- Born: Nikolai Mikhailovich Filatov October 9, 1862
- Died: February 24, 1935 (aged 72)
- Occupation: Scientist

= Nikolai Filatov =

Russian firearms designer (1862–1935)

Nikolai Mikhailovich Filatov (Никола́й Миха́йлович Фила́тов; 24 February 1935) was a Russian scientist in the field of theory of shooting from small arms.

Filatov graduated from the Mikhailovskaya Artillery Academy in 1887 and became a teacher at the Moscow Infantry School. In 1892–1917, he taught at the Oranienbaum Officer Shooting School and tested automatic small firearms at the firing range on school premises, which he had founded in 1905. Nikolai Filatov was the one to support the work of the first Russian inventors and automatic weapons designers, such as Vladimir Fyodorov, Fedor Tokarev, Yakov Roshchepey, Vasily Degtyaryov and others.

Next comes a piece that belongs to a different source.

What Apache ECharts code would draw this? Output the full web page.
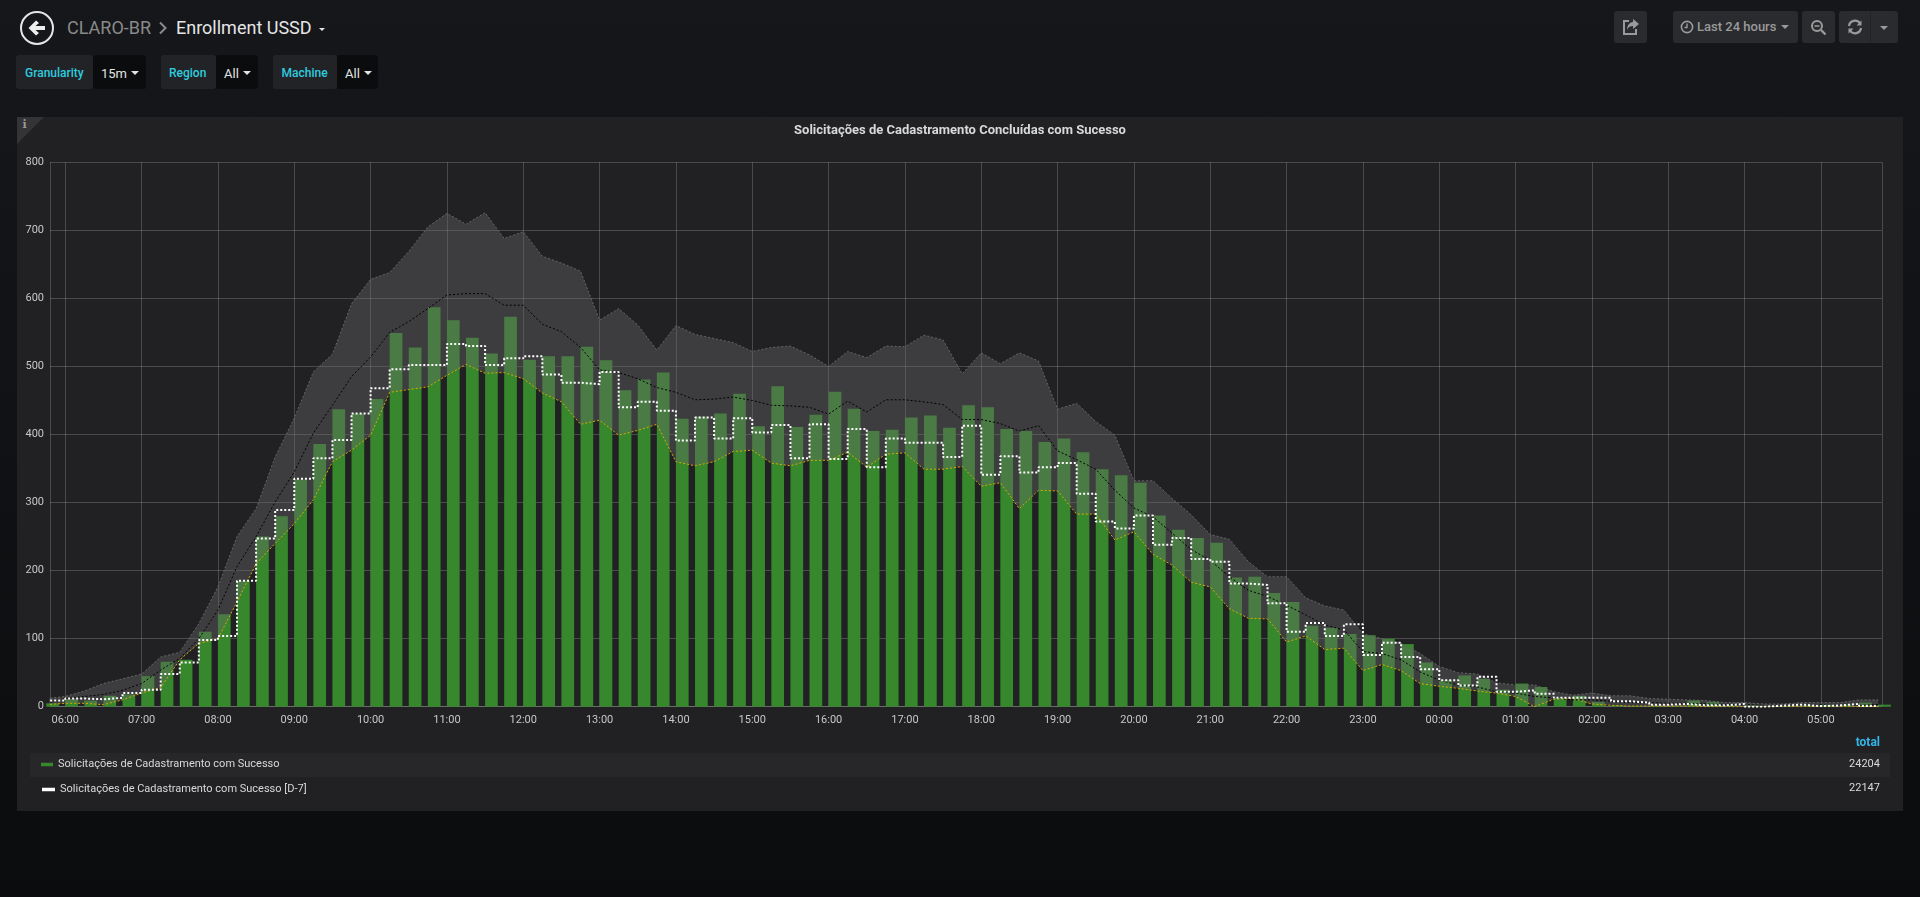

Filatov rose to the rank of lieutenant-general in the Imperial Russian Army and was chief of a department of the artillery committee of the Main Artillery Directorate. He designed a three-wheeled armoured car that was produced at Oranienbaum from 1916.

After the October Revolution, Nikolai Filatov assisted in preparing the first Soviet infantry officer personnel. In 1918, he was appointed director of the Higher Shooting School of the Red Army, created on the basis of the Oranienbaum Officer Shooting School. In 1922, Nikolai Filatov became chairman of the shooting committee of the Red Army and then infantry inspection member. He authored the Notes on the Theory of Shooting ("Записки по теории стрельбы"; 1897) and many other works. Nikolai Filatov was awarded the Order of the Red Banner of Labour.